Picture this conversation in some paddock in the future: “Our main competition is on your inside.  When you break, dive in hard – don’t topple him or anything, just knock him off stride.  The race is a mile and a sixteenth so the stews won’t bother you and we get clear sailing from there on out.”

Is that just “race riding”?  Or is it setting a very dangerous precedent for horse and rider?  Is that just “playing the game”?  Is it cheating?  Rubbin’ may be racing in NASCAR, but it’s not in horse racing.  Jostling happens but taking out your rivals…that needed to be called.  Bayern probably just got away from Garcia, but that doesn't make it okay either.  And I would ask those defending it, just exactly where is the dividing line between where it matters and where it doesn’t?  A mile?  Five furlongs?  Just Quarter Horse racing so Thoroughbred racing should be an anything goes slugfest?

I’ve watched the head on too many times now and there are two things I DON’T see that everyone defending the non-decision says happened: I did not see where Garcia tried to correct immediately and I certainly didn’t see where an alleged “slow break” by Shared Belief cost him.  In watching the replay, Beyern never took a straight step.  He angled left right away.  How Mike Smith was supposed to be at fault for not getting him out of the gate is simply contradictory to the video evidence.

Additionally, the stewards can NOT wait 90+ minutes to issue a statement.  You made the call now explain it to everyone right away.  On the video monitors.  Clearly and concisely.  Go all John Madden and use a telestrator to illustrate your points.  Don’t run away and then leave it some PR guy to spin the decision for you.  You should be able to explain that decision right away.  Folks may not agree with you but it certainly alleviates any allegations of fraud, favoritism or collusion.

Which leads me to my final point.  Several folks who are casual fans at best connected with me after the race and wanted to know if that was REALLY legal in horse racing.  Can you really just take out part of the field and then pocket $2.75 million dollars? I didn’t really know how to respond.  It’s legal because the judges there said it was.

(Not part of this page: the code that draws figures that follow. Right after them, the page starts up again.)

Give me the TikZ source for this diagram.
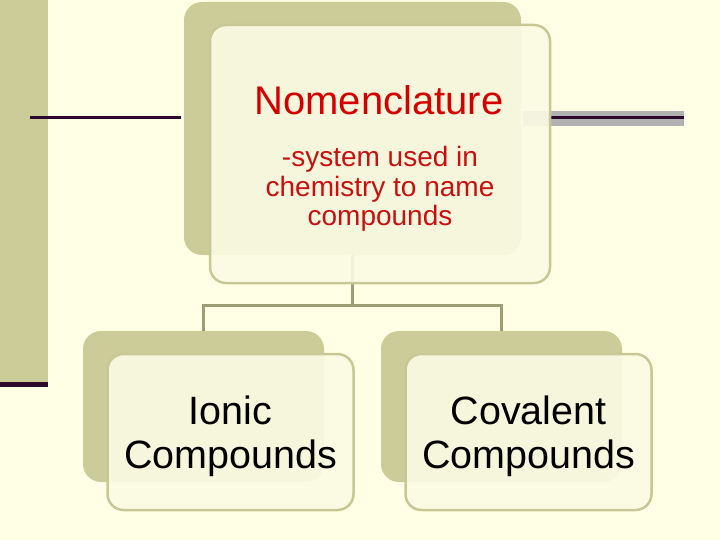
\documentclass[tikz,border=0pt]{standalone}
\usepackage{fontspec}
\setmainfont{Liberation Sans}
\usetikzlibrary{positioning,calc}
\definecolor{pagebg}{RGB}{255,255,229}
\definecolor{khaki}{RGB}{204,204,153}
\definecolor{cardedge}{RGB}{200,200,150}
\definecolor{cardfill}{RGB}{251,251,228}
\definecolor{linkcol}{RGB}{157,157,118}
\definecolor{rulecol}{RGB}{45,10,45}
\definecolor{bandgray}{RGB}{178,178,178}
\definecolor{titlered}{RGB}{212,0,0}
\definecolor{descred}{RGB}{200,16,16}
\tikzset{
    backcard/.style={fill=khaki, rounded corners=18pt, inner sep=0pt},
    frontcard/.style={draw=cardedge, line width=2.5pt, fill=cardfill, fill opacity=0.9, rounded corners=16pt, inner sep=0pt},
    cardtext/.style={align=center, text=black, inner sep=0pt, font=\fontsize{39.5}{44}\selectfont},
    link/.style={draw=linkcol, line width=3pt},
    rule/.style={draw=rulecol, line width=3pt},
    titletext/.style={text=titlered, inner sep=0pt, font=\fontsize{40}{44}\selectfont},
    desctext/.style={text=descred, inner sep=0pt, align=center, font=\fontsize{28}{29.5}\selectfont}
}

\begin{document}
\begin{tikzpicture}[x=1pt, y=-1pt]
    \fill[pagebg] (0,0) rectangle (720,540);
    \useasboundingbox (0,0) rectangle (720,540);
    % side decorations
    \fill[khaki] (0,0) rectangle (48,382);
    \draw[rule, line width=5pt] (0,384) -- (48,384);
    \draw[rule] (30,117.5) -- (181,117.5);
    \fill[bandgray] (523,111) rectangle (684,126.5);
    \draw[rule] (550,117.5) -- (684,117.5);
    % back cards
    \node[backcard, minimum width=337pt, minimum height=253pt] (nomback) at (352.5,128.5) {};
    \node[backcard, minimum width=241pt, minimum height=151pt] (ionicback) at (203.5,406.5) {};
    \node[backcard, minimum width=241pt, minimum height=151pt] (covback) at (501.5,406.5) {};
    % tree links
    \draw[link] (nomback.south) -- ++(0,50) coordinate (fork);
    \draw[link] (ionicback.north) |- (fork) -| (covback.north);
    % front cards
    \node[frontcard, minimum width=340pt, minimum height=258pt, xshift=27.5pt, yshift=-25.5pt] (nomfront) at (nomback) {};
    \node[frontcard, minimum width=246pt, minimum height=156pt, xshift=27pt, yshift=-25.5pt] (ionicfront) at (ionicback) {};
    \node[frontcard, minimum width=246pt, minimum height=156pt, xshift=27pt, yshift=-25.5pt] (covfront) at (covback) {};
    % card text
    \node[cardtext, yshift=-4pt] (ionictext) at (ionicfront) {Ionic\\Compounds};
    \node[cardtext, yshift=-4pt] (covtext) at (covfront) {Covalent\\Compounds};
    \node[titletext, anchor=base] (nomtitle) at (379,115) {Nomenclature};
    \node[desctext, anchor=north] (nomdesc) at (380,146.5) {-system used in\\chemistry to name\\compounds};
\end{tikzpicture}
\end{document}
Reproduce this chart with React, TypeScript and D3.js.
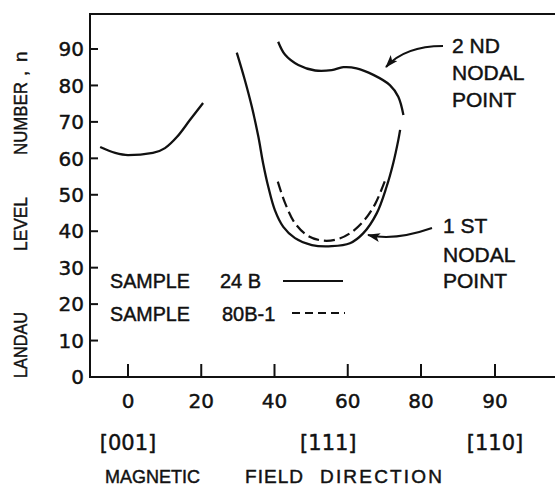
import React from 'react';
import * as d3 from 'd3';

// angle (deg) and Landau level
const leftDeg = [-7.6, -3.5, 0, 6.8, 10.1, 13.4, 16.9, 20.5];
const leftN = [63.1, 61.5, 60.9, 61.5, 62.8, 65.9, 70.5, 75.2];

const firstDeg = [29.7, 31.9, 33.8, 35.6, 36.9, 38.3, 40.1, 42.4, 45.6, 50.2, 55.6, 60.6, 64.2, 67.9, 70.6, 72.4, 73.8, 74.3];
const firstN = [89.0, 81.5, 74.2, 65.9, 58.6, 52.2, 45.8, 41.2, 38.1, 36.2, 35.9, 36.7, 39.4, 44.9, 52.2, 58.6, 65.0, 67.8];

const secondDeg = [41.0, 42.9, 46.5, 51.1, 55.6, 58.8, 62.4, 67.0, 71.5, 73.8, 75.2];
const secondN = [92.0, 88.4, 85.6, 84.1, 84.2, 85.0, 84.7, 82.9, 80.1, 76.9, 71.9];

// sample 80B-1 (dashed)
const dashDeg = [40.9, 42.9, 45.6, 49.2, 53.5, 57.5, 61.0, 64.5, 67.5, 70.6];
const dashN = [53.6, 47.7, 42.2, 38.7, 37.4, 37.9, 39.7, 43.0, 47.5, 55.0];

const xTicks = [0, 20, 40, 60, 80, 90];
const yTicks = [0, 10, 20, 30, 40, 50, 60, 70, 80, 90];
const directions = ['[001]', '[111]', '[110]'];
const directionDeg = [0, 54.7, 90];

const W = 555;
const H = 489;
const frame = { left: 90, top: 14, right: 560, bottom: 377 };
const numFont = 'DejaVu Sans';
const txtFont = 'Liberation Sans, Arial, sans-serif';
const ink = '#111';
const heavy = { stroke: ink, strokeWidth: 0.45 };

const App = () => {
  // the printed axis is stretched between 80 and 90
  const x = d3.scaleLinear().domain([0, 80, 90]).range([128, 421, 495]);
  const y = d3.scaleLinear().domain([0, 90]).range([377, 49]);

  const smooth = d3.line<[number, number]>()
    .x(d => x(d[0]))
    .y(d => y(d[1]))
    .curve(d3.curveCatmullRom.alpha(0.5));
  const mono = d3.line<[number, number]>()
    .x(d => x(d[0]))
    .y(d => y(d[1]))
    .curve(d3.curveMonotoneX);

  const pts = (a: number[], b: number[]) => a.map((v, i) => [v, b[i]] as [number, number]);

  return (
    <svg width={W} height={H} style={{ position: 'absolute', left: 0, top: 0, background: '#fff' }}>
      <defs>
        <marker id="ah" viewBox="0 0 13 9" refX="12" refY="4.5" markerWidth="13" markerHeight="9"
          markerUnits="userSpaceOnUse" orient="auto">
          <path d="M0,0 L13,4.5 L0,9 L3,4.5 Z" fill={ink} />
        </marker>
      </defs>

      {/* frame: left, top, bottom */}
      <path d={`M${frame.right},${frame.top} H${frame.left} V${frame.bottom} H${frame.right}`}
        fill="none" stroke={ink} strokeWidth={2} />

      {yTicks.map(t => (
        <g key={'y' + t}>
          <line x1={frame.left} x2={frame.left + 8} y1={y(t)} y2={y(t)} stroke={ink} strokeWidth={2} />
          <text x={84} y={y(t)} dy="0.36em" textAnchor="end" fontFamily={numFont} fontSize={20} fill={ink} {...heavy}>{t}</text>
        </g>
      ))}

      {xTicks.map(t => (
        <g key={'x' + t}>
          <line x1={x(t)} x2={x(t)} y1={frame.bottom} y2={frame.bottom - 13} stroke={ink} strokeWidth={2} />
          <text x={x(t)} y={408} textAnchor="middle" fontFamily={numFont} fontSize={20} fill={ink} {...heavy}>{t}</text>
        </g>
      ))}

      {directions.map((d, i) => (
        <text key={d} x={x(directionDeg[i])} y={450} textAnchor="middle" fontFamily={numFont} fontSize={21} fill={ink} {...heavy}>{d}</text>
      ))}

      {/* curves */}
      <path d={mono(pts(leftDeg, leftN)) || ''} fill="none" stroke={ink} strokeWidth={2.3} />
      <path d={smooth(pts(firstDeg, firstN)) || ''} fill="none" stroke={ink} strokeWidth={2.3} />
      <path d={smooth(pts(secondDeg, secondN)) || ''} fill="none" stroke={ink} strokeWidth={2.3} />
      <path d={smooth(pts(dashDeg, dashN)) || ''} fill="none" stroke={ink} strokeWidth={2.2} strokeDasharray="11,5" />

      {/* annotations */}
      <path d="M443,46 Q405,46 386,67" fill="none" stroke={ink} strokeWidth={2} markerEnd="url(#ah)" />
      <path d="M432,228 Q395,241 368,235" fill="none" stroke={ink} strokeWidth={2} markerEnd="url(#ah)" />
      <g fontFamily={txtFont} fontSize={21} fill={ink} {...heavy}>
        <text x={452} y={53}>2 ND</text>
        <text x={452} y={80}>NODAL</text>
        <text x={452} y={107}>POINT</text>
        <text x={443} y={233}>1 ST</text>
        <text x={443} y={262}>NODAL</text>
        <text x={443} y={288}>POINT</text>
      </g>

      {/* legend */}
      <g fontFamily={txtFont} fontSize={20} fill={ink} {...heavy}>
        <text x={110} y={288} textLength={80} lengthAdjust="spacingAndGlyphs">SAMPLE</text>
        <text x={220} y={288}>24 B</text>
        <text x={110} y={321} textLength={80} lengthAdjust="spacingAndGlyphs">SAMPLE</text>
        <text x={222} y={321}>80B-1</text>
      </g>
      <line x1={283} x2={343} y1={281} y2={281} stroke={ink} strokeWidth={2} />
      <line x1={292} x2={345} y1={313} y2={313} stroke={ink} strokeWidth={2} strokeDasharray="8,5" />

      {/* axis titles */}
      <g fontFamily={txtFont} fontSize={19} fill={ink} {...heavy}>
        <text transform="translate(27,378) rotate(-90)" textLength={66} lengthAdjust="spacingAndGlyphs">LANDAU</text>
        <text transform="translate(27,251) rotate(-90)" textLength={54} lengthAdjust="spacingAndGlyphs">LEVEL</text>
        <text transform="translate(27,155) rotate(-90)" textLength={73} lengthAdjust="spacingAndGlyphs">NUMBER</text>
        <text transform="translate(27,76) rotate(-90)">,</text>
        <text transform="translate(27,62) rotate(-90)">n</text>
      </g>
      <g fontFamily={txtFont} fontSize={19} fill={ink} {...heavy}>
        <text x={105} y={483} textLength={95} lengthAdjust="spacingAndGlyphs">MAGNETIC</text>
        <text x={245} y={483} textLength={58} lengthAdjust="spacing">FIELD</text>
        <text x={320} y={483} textLength={122} lengthAdjust="spacing">DIRECTION</text>
      </g>
    </svg>
  );
};

export default App;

“What was their reasoning?”

“No idea.  They don’t have to tell us.”

“Really?  That doesn’t seem right.”

On our biggest stage we can’t help but shoot ourselves in the foot.  It simply never, ever fails.  We follow up a 2013 BC Classic that was for the ages with this debacle.  The game keeps making itself harder and harder to defend.  Yesterday for the first time after 30 years as a fan, nearly a decade as an owner and going on four years as a turf writer, I was embarrassed to be part of the industry.  Nobody really won that race yesterday and, in some ways, we all lost.

1 comment:

Sandra Warren said...

Before the first Breeders Cup in 1984, the California stewards gathered all of the trainers and jockeys together and made it very clear in that meeting that they weren't going to stand for any shenanigans during the Cup races. No one should think they weren't willing to take down a horse in a million dollar race. Then in the very first race, they disqualified Fran's Valentine (a California bred!) for a pretty minor infraction, and later had to adjusted a difficult end to the first BC Classic. The rules had been made clear to everyone: there's a lot of money on the line, but we are going to be more strict, not less. If only racing could return to those glory days at Hollywood Park. They're gone in more ways than one.